Many of the sites where they are said to have performed miracles or reached out to ordinary people have been identified, excavated and protected, and are now more easily accessible to visitors.

Excavations of the earliest settlement from the days of Christ and John the Baptist have revealed at least three plastered baptism pools, a system of water pipes and channels to carry water to and from the site, and associated domestic and other structures. Ancient writers and pilgrims called the fresh spring at the site of Elijah's Hill both John the Baptist's Spring and Elijah's Spring.

The later fifth to sixth century settlement from the Byzantine era was a substantial walled monastery, comprising plastered pools, water cisterns, and at least three churches and other buildings with plain white and colored mosaic floors, some with crosses in the mosaics. One church mosaic inscription mentions Rotorius as the `head of the monastery`.

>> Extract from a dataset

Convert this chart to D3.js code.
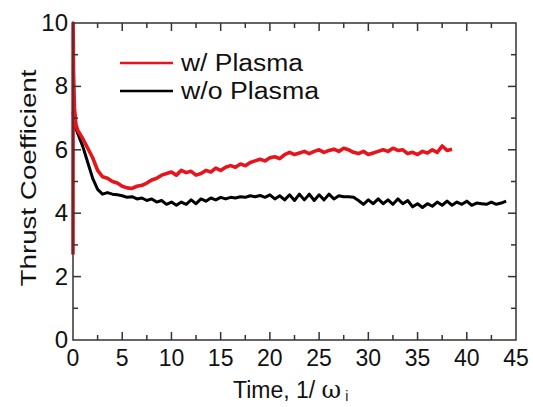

The Byzantine writers Jerome and Eusebius mentioned `Bethabara beyond the Jordan` in the fourth century as a pilgrimage destination where people went to be baptised. Helena, the mother of Emperor Constantine, is to have crossed the Jordan River and visited Elijah's Hill and the cave where John the Baptist lived, and built a church there to commemorate him. Stone and mud structures on the summit of Elijah's Hill and on the adjacent hills to the south and east date from the mid-to-late Ottoman period (16th-18th centuries), when Greek Orthodox monks established a monastery at the site comprising different structures for worship, their residence and accommodation for visiting pilgrims.

The 20 ancient sites identified from the Jordan River to Wadi Kharar and eastwards to Wadi Gharabah formed stations along the pilgrims' route from Jerusalem to the Jordan River and finally to Mount Nebo where Moses died and was buried after viewing the promised land.